Effectivement, de nos jours, les vêtements, même pour bébés, sont tellement différents selon le sexe que l’on a tendance à penser que ça a toujours été le cas. Mais le vestiaire de l’enfant a longtemps été unisexe.
Pendant des siècles, les bébés, filles ou garçons, étaient emmaillotés. C’est-à-dire qu’ils étaient enroulés dans des bandelettes de coton qui leur servaient de vêtements. Cet habillement avait un caractère utilitaire en termes de surveillance, puisque les mouvements de l’enfant étaient limités et qu’il ne rampait pas dans tous les coins.
Lorsque le bébé grandissait, on l’habillait avec une robe. La robe n’était donc pas un vêtement féminin mais bien un habit universel, qui avait aussi un aspect pratique: le jeune enfant faisait ses besoins sur le sol de la fermette et il ne restait plus qu’à balayer.
Du XVIIe à la fin de la Première Guerre mondiale, filles et garçons étaient habillés et coiffés de la même façon dans leurs premières années de vie: ils portaient la robe jusqu’à leur entrée dans la vie publique, c’est-à-dire dans le monde scolaire. À l’époque, difficile de faire la différence entre les filles et les garçons, d’autant qu’ils portaient tous, en plus de ce vêtement unisexe, de gros godillots et les cheveux longs. Ainsi, on a pendant longtemps vu filles et garçons porter le même costume marin.
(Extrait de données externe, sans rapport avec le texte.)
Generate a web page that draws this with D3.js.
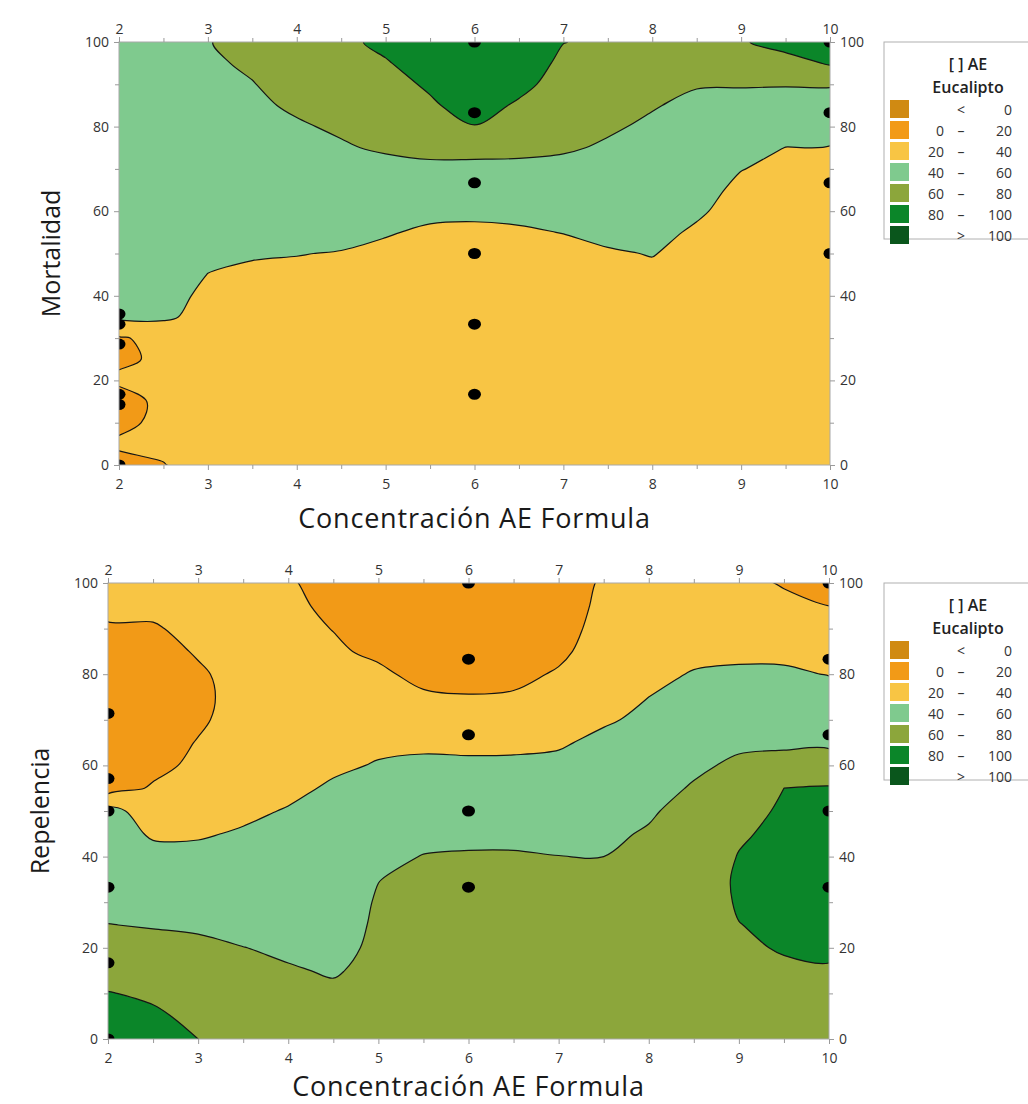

C’est vers l’âge de 6 ans que la catégorie sexe commençait à transparaître sur le vêtement, par le biais de rubans de couleurs puis par l’adoption du pantalon par les garçons et des culottes bouffantes sous la robe pour les filles. Mais l’habit restait avant tout un marqueur de classe sociale plus que de différenciation entre les sexes, comme c’est le cas à l’heure actuelle.
En effet, sur les photos de classe du début du XXe siècle, les vêtements nous renseignent plus sur les quartiers où habitent les enfants que sur leur sexe: comme leurs parents, les garçons des quartiers huppés sont en costumes, les enfants des classes défavorisées en tablier. Car il n’existait pas de vêtements spécifiques pour les enfants comme c’est le cas de nos jours: ils portaient les mêmes habits que ceux destinés aux adultes mais miniaturisés!
Ce n’est que progressivement que s’est créé un vestiaire propre à l’enfance, grâce aux évolutions technologiques permettant la production de vêtements moins rigides que les enfants pouvaient enfiler plus facilement: tricot, tissu synthétique plus souple et non plus tissé, stretch; système de fermeture plus pratique avec l’apparition du scratch, de la fermeture Éclair, en remplacement de l’épingle de nourrice.
Au début du XXe siècle, apparaît ainsi la barboteuse, sorte de robe raccourcie accompagnée d’une culotte, soit un vêtement bouffant que l’on peut donc ouvrir à l’entrejambe pour changer les couches. Cet habit reste unisexe. Viendra ensuite, dans les années 1950, la grenouillère, portée elle aussi indistinctement par les enfants des deux sexes. Quant aux plus grands, jusqu’aux années 1920, ils se mettent au lit dans une chemise de nuit avant que filles et garçons adoptent tous les deux le pyjama.
Bien qu’unisexe, la création d’un vestiaire spécifique au très jeune enfant s’inspire majoritairement du vestiaire adulte masculin, à l’exception du body, qui est une adaptation du justaucorps de sport utilisé par les femmes. Ainsi, le vestiaire enfantin emprunte des éléments soit au monde du sport et du training (pantalon en stretch, avec un élastique à la taille et à la cheville), soit au monde ouvrier (salopette), soit au monde de l’armée, par essence masculin (les pantalons fermés en haut et en bas par un élastique avec de nombreuses poches sont directement influencés par les treillis militaires).
Au fil des années, on remarque que, si les enfants des deux sexes portent des pulls, des pantalons ou jeans et des baskets, leurs vêtements ne sont plus du tout unisexes, mais plutôt sursexués. Aujourd’hui, à l’exception de certains vêtements haut de gamme qui continuent de miniaturiser les costumes de l’adulte, les couleurs et les matières utilisées nous éclairent sur le sexe de l’enfant plus que sur leur appartenance à une classe sociale. Quand on voit un bébé en robe sur une photo, pas de doute, c’est une fille! Et si jamais l’enfant porte une salopette, le rose vif donnera un solide indice sur son sexe.